Oratomic came out of stealth Tuesday with a $300 million Series A, one of the largest quantum-hardware rounds of the year, co-led by ARCH Venture Partners, Spark Capital, and Khosla Ventures, according to Quantum Computing Report's write-up of the announcement.
The cash is meant to fund a single bet: that quantum computing's hardest engineering problem, keeping errors in check as a machine scales up, can be solved by a hardware architecture no commercial quantum computer has yet demonstrated. Instead of superconducting circuits (the route IBM and Google are pursuing) or trapped ions (the path IonQ and Quantinuum are taking), Oratomic builds its qubits out of individual neutral atoms held in place by tightly focused laser beams called optical tweezers. The atoms can be physically repositioned mid-computation, which the company argues unlocks a class of quantum error correction formats unavailable to fixed hardware.
Bezos Expeditions, Index Ventures, General Catalyst, Lowercarbon, Bain Capital, Formation, Nebular, and Infleqtion joined the round alongside the three leads, with individual checks from quantum theorists David and Scott Aaronson, chip architect Les Kohn, and Robinhood co-founder Baiju Bhatt, per Quantum Zeitgeist's coverage. Vinod Khosla, posting publicly on X, confirmed his firm's participation.
Oratomic is not selling today's noisy intermediate-scale quantum machines, the small, error-prone processors that researchers use to run shallow experiments and that most quantum companies now market as commercial products. The startup is targeting only what the field calls fault-tolerant quantum computing: a machine whose logical operations stay accurate even as physical qubits fail, because redundant physical qubits encode each logical qubit and a quantum error correction code continuously catches and reverses the failures. In plain terms: a fault-tolerant machine gets more reliable, not less, as you add more qubits.
Optical tweezers can move an atom to any other atom's neighborhood during the computation.

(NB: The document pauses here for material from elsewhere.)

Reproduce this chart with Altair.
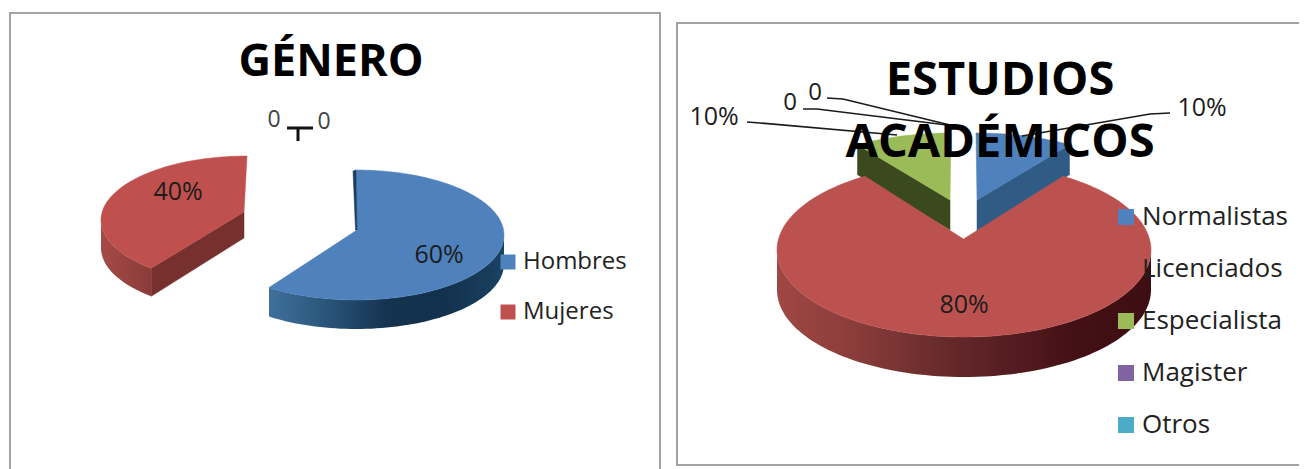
import math
import altair as alt
import pandas as pd

# ---- chart values ----
genero_cats = ["Hombres", "Mujeres"]
genero_vals = [60, 40]
genero_cols = ["#4f81bd", "#c0504d"]

estudios_cats = ["Normalistas", "Licenciados", "Especialista", "Magister", "Otros"]
estudios_vals = [10, 80, 10, 0, 0]
estudios_cols = ["#4f81bd", "#bc5250", "#9bbb59", "#8064a2", "#4bacc6"]

FONT = "Open Sans"
W, H = 1291, 461
xs = alt.Scale(domain=[8, 8 + W], nice=False, zero=False)
ys = alt.Scale(domain=[8 + H, 8], nice=False, zero=False)


def pos(df):
    return dict(x=alt.X("x:Q", scale=xs, axis=None), y=alt.Y("y:Q", scale=ys, axis=None))


def grad(*stops):
    n = len(stops) - 1
    return alt.Gradient(gradient="linear", x1=0, x2=1, y1=0, y2=0,
                        stops=[alt.GradientStop(offset=i / n, color=c) for i, c in enumerate(stops)])


def poly(points, fill):
    df = pd.DataFrame({"x": [p[0] for p in points], "y": [p[1] for p in points], "i": range(len(points))})
    return alt.Chart(df).mark_line(fill=fill, stroke=fill if isinstance(fill, str) else "#00000000",
                                   strokeWidth=0.5, interpolate="linear-closed").encode(
        order="i:Q", **pos(df))


def arc(e, t0, t1):
    cx, cy, a, b = e
    n = max(2, int(abs(t1 - t0) / 2))
    out = []
    for k in range(n + 1):
        t = math.radians(t0 + (t1 - t0) * k / n)
        out.append((cx + a * math.sin(t), cy - b * math.cos(t)))
    return out


def shift(pts, d):
    return [(x, y + d) for x, y in pts]


def bounds(vals):
    s, out = 0, []
    for v in vals:
        out.append((s * 3.6, (s + v) * 3.6))
        s += v
    return out


layers = []

# frames
frames = pd.DataFrame({"x": [10, 677], "x2": [660, 1330], "y": [13, 23], "y2": [490, 465]})
layers.append(alt.Chart(frames).mark_rect(fill="white", stroke="#a3a3a3", strokeWidth=2).encode(
    x=alt.X("x:Q", scale=xs, axis=None), x2="x2:Q",
    y=alt.Y("y:Q", scale=ys, axis=None), y2="y2:Q"))

# ---- GÉNERO ----
gb = bounds(genero_vals)
# Hombres
e = (356, 235, 148, 65)
apex = (357, 230)
t0, t1 = gb[0]
front = arc(e, 90, t1)
layers.append(poly(front + shift(front, 29)[::-1], grad("#3f709c", "#2a5479", "#15334f", "#12314c", "#1a4262")))
layers.append(poly([apex] + arc(e, t0, t1), genero_cols[0]))
start = arc(e, t0, t0)[0]
layers.append(poly([start, apex, (apex[0] - 1.5, apex[1]), (start[0] - 3, start[1] + 1)], "#1d3d5e"))
# Mujeres
e = (247, 220, 146, 64)
apex = (244, 212)
t0, t1 = gb[1][0] + 5, gb[1][1]
edge = arc(e, t0, t0)[0]
layers.append(poly([apex, edge, (edge[0], edge[1] + 28), (apex[0], apex[1] + 26)], "#76302e"))
side = arc(e, t0, 270)
layers.append(poly(side + shift(side, 28)[::-1], grad("#a64a47", "#97433f", "#8a3c3a")))
layers.append(poly([apex] + arc(e, t0, t1), genero_cols[1]))

# ---- ESTUDIOS ACADÉMICOS ----
eb = bounds(estudios_vals)
# Normalistas
e = (976, 220, 187, 87)
apex = (977, 200)
t0, t1 = eb[0][0], eb[0][1] - 6
edge = arc(e, t1, t1)[0]
layers.append(poly([apex, edge, (edge[0], edge[1] + 30), (apex[0], apex[1] + 32)], "#2f5b85"))
layers.append(poly([apex] + arc(e, t0, t1), estudios_cols[0]))
# Especialista
e = (951, 220, 187, 87)
apex = (950, 200)
t0, t1 = eb[2][0] + 6, eb[2][1]
edge = arc(e, t0, t0)[0]
layers.append(poly([apex, edge, (edge[0], edge[1] + 30), (apex[0], apex[1] + 30)], "#3a4a1e"))
layers.append(poly([apex] + arc(e, t0, t1), estudios_cols[2]))
# Licenciados
e = (964, 250, 187, 87)
apex = (963.5, 239)
t0, t1 = eb[1][0] - 4, eb[1][1] + 4
side = arc(e, 90, 270)[::-1]
layers.append(poly(side + shift(side, 40)[::-1], grad("#a04744", "#8b3d3b", "#6d2e2e", "#571e22", "#431015", "#3d0e12")))
layers.append(poly([apex] + arc(e, t0, t1), estudios_cols[1]))

# ---- leader lines ----
leaders = {
    "a": [(287, 128), (313, 128)],
    "b": [(298, 128), (298, 141)],
}
thin = {
    "c": [(1170, 113), (1150, 114), (1022, 136)],
    "d": [(747, 122), (760, 123), (897, 135)],
    "e": [(803, 109), (817, 109), (947, 125)],
    "f": [(827, 98), (843, 99), (950, 125)],
}


def lines(d, width, color):
    rows = [{"k": k, "i": i, "x": p[0], "y": p[1]} for k, v in d.items() for i, p in enumerate(v)]
    df = pd.DataFrame(rows)
    return alt.Chart(df).mark_line(stroke=color, strokeWidth=width).encode(
        detail="k:N", order="i:Q", **pos(df))


layers.append(lines(leaders, 3, "#111111"))
layers.append(lines(thin, 1.6, "#1a1a1a"))


# ---- text ----
def text(rows, size, weight="normal", color="#1c1c1c"):
    df = pd.DataFrame(rows, columns=["t", "x", "y"])
    return alt.Chart(df).mark_text(font=FONT, fontSize=size, fontWeight=weight, color=color,
                                   align="center", baseline="middle").encode(text="t:N", **pos(df))


layers.append(text([("GÉNERO", 331, 62)], 45, "bold", "#000000"))
layers.append(text([("ESTUDIOS", 1000, 81), ("ACADÉMICOS", 1000, 143)], 47, "bold", "#000000"))
layers.append(text([("60%", 439, 255), ("40%", 178, 192), ("80%", 964, 305),
                    ("10%", 714, 117), ("10%", 1202, 108)], 25))
layers.append(text([("0", 790, 103), ("0", 815, 93)], 24))
layers.append(text([("0", 274, 120), ("0", 324, 122)], 23, color="#444444"))


# ---- legends ----
def legend(cats, cols, lx, ly, row):
    df = pd.DataFrame({"c": cats, "x": [lx + 8] * len(cats), "y": [ly + 8] * len(cats)})
    return alt.Chart(df).mark_point(filled=True, shape="square", size=0, opacity=1).encode(
        color=alt.Color("c:N", scale=alt.Scale(domain=cats, range=cols), legend=alt.Legend(
            title=None, orient="none", legendX=lx, legendY=ly, symbolType="square", symbolSize=row[0],
            symbolStrokeWidth=0, labelFont=FONT, labelFontSize=row[1], labelColor="#222222",
            rowPadding=row[2], labelOffset=row[3], zindex=1)),
        **pos(df))


layers.append(legend(genero_cats, genero_cols, 488, 242, (225, 24, 26, 3)))
layers.append(legend(estudios_cats, estudios_cols, 1105, 196, (256, 26, 26, 3)))

chart = alt.layer(*layers).resolve_scale(color="independent").properties(
    width=W, height=H, padding=0, autosize=alt.AutoSizeParams(type="none"),
    background="white").configure_view(stroke=None)

chart.save("out.html", embed_options={"renderer": "svg", "actions": False})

In a static hardware layout, whether superconducting chips or fixed trapped-ion chains, every qubit sits at a fixed physical address. Quantum error correction codes can be tailored to that geometry, but the set of usable codes is constrained by what the hardware can physically connect. Reconfigurability removes that constraint: the geometry of the processor can be reshaped to match the code the error correction scheme needs at each step. The Quantum Insider's account describes Oratomic's plan to build that pipeline as the engineering backbone of the company.

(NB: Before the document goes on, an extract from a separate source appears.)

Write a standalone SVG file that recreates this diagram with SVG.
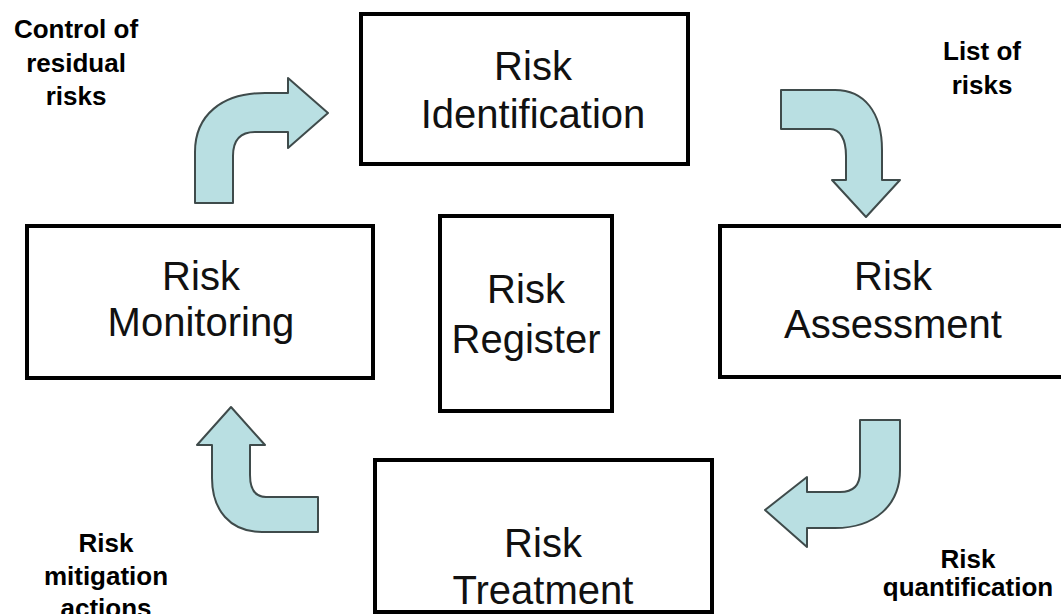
<svg xmlns="http://www.w3.org/2000/svg" width="1061" height="614" viewBox="0 0 1061 614">
<style>
.box{fill:#fff;stroke:#000;stroke-width:4}
.node{font-family:"Liberation Sans",Arial,sans-serif;font-size:40px;fill:#111;text-anchor:middle}
.lbl{font-family:"Liberation Sans",Arial,sans-serif;font-size:26px;font-weight:bold;fill:#000;text-anchor:middle}
.arr{fill:#b9dfe2;stroke:#3f4b4b;stroke-width:2;stroke-linejoin:round}
</style>
<rect width="1061" height="614" fill="#fff"/>
<g id="risk-identification">
<rect class="box" x="361" y="14" width="327" height="150"/>
<text class="node" x="533" y="80">Risk</text>
<text class="node" x="533" y="128">Identification</text>
</g>
<g id="risk-monitoring">
<rect class="box" x="27" y="226" width="346" height="152"/>
<text class="node" x="201" y="290">Risk</text>
<text class="node" x="201" y="336">Monitoring</text>
</g>
<g id="risk-register">
<rect class="box" x="440" y="216" width="172" height="195"/>
<text class="node" x="526" y="303">Risk</text>
<text class="node" x="526" y="353">Register</text>
</g>
<g id="risk-assessment">
<rect class="box" x="720" y="226" width="345" height="151"/>
<text class="node" x="893" y="290">Risk</text>
<text class="node" x="893" y="338">Assessment</text>
</g>
<g id="risk-treatment">
<rect class="box" x="375" y="460" width="337" height="152"/>
<text class="node" x="543" y="557">Risk</text>
<text class="node" x="543" y="604">Treatment</text>
</g>
<g id="connectors">
<path class="arr" d="M195,203 L195,152 C195,115 222,93 265,93 L288,93 L288,78 L328,113 L288,148 L288,132 L255,132 C241,132 233,140 233,156 L233,203 Z"/>
<path class="arr" d="M781,90 L835,90 C864,90 882,112 882,150 L882,180 L900,180 L866,217 L832,180 L846,180 L846,156 C846,139 840,129 830,129 L781,129 Z"/>
<path class="arr" d="M860,420 L900,420 L900,470 C900,505 875,528 835,528 L807,528 L807,547 L765,510 L807,477 L807,492 L840,492 C853,492 860,485 860,472 Z"/>
<path class="arr" d="M318,497 L318,532 L262,532 C230,532 212,510 212,478 L212,445 L197,445 L231,407 L265,445 L250,445 L250,475 C250,490 256,497 266,497 Z"/>
</g>
<g id="labels">
<text class="lbl" x="76" y="38">Control of</text>
<text class="lbl" x="76" y="72">residual</text>
<text class="lbl" x="76" y="105">risks</text>
<text class="lbl" x="982" y="60">List of</text>
<text class="lbl" x="982" y="94">risks</text>
<text class="lbl" x="968" y="568">Risk</text>
<text class="lbl" x="968" y="596">quantification</text>
<text class="lbl" x="106" y="552">Risk</text>
<text class="lbl" x="106" y="585">mitigation</text>
<text class="lbl" x="106" y="617">actions</text>
</g>
</svg>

QuEra, Atom Computing, Pasqal, and Infleqtion have all raised substantial rounds to scale their own neutral-atom approaches, and Infleqtion sits in Oratomic's syndicate. FinSMEs' roundup puts the $300M figure in the same tier as the capital those peers raised. Oratomic's commitment differs in one respect: no near-term intermediate commercial product, no NISQ pivot if the long-horizon goal slips, and an explicit fundraise tied to a fault-tolerant machine rather than to incremental qubit counts.
The company also describes an internal AI engine meant to automate parts of the hardware-design loop, a differentiator the team is betting on but has not benchmarked publicly. Treat it as architectural intent, not delivered capability.
Oratomic has not demonstrated fault-tolerant operation at any scale. The round is the capital and the bet; the milestone is still on the engineering runway. The watch item is whether the reconfigurable array's structural advantage over fixed hardware translates into measurable error-correction gains before QuEra, Atom Computing, and Pasqal get there first.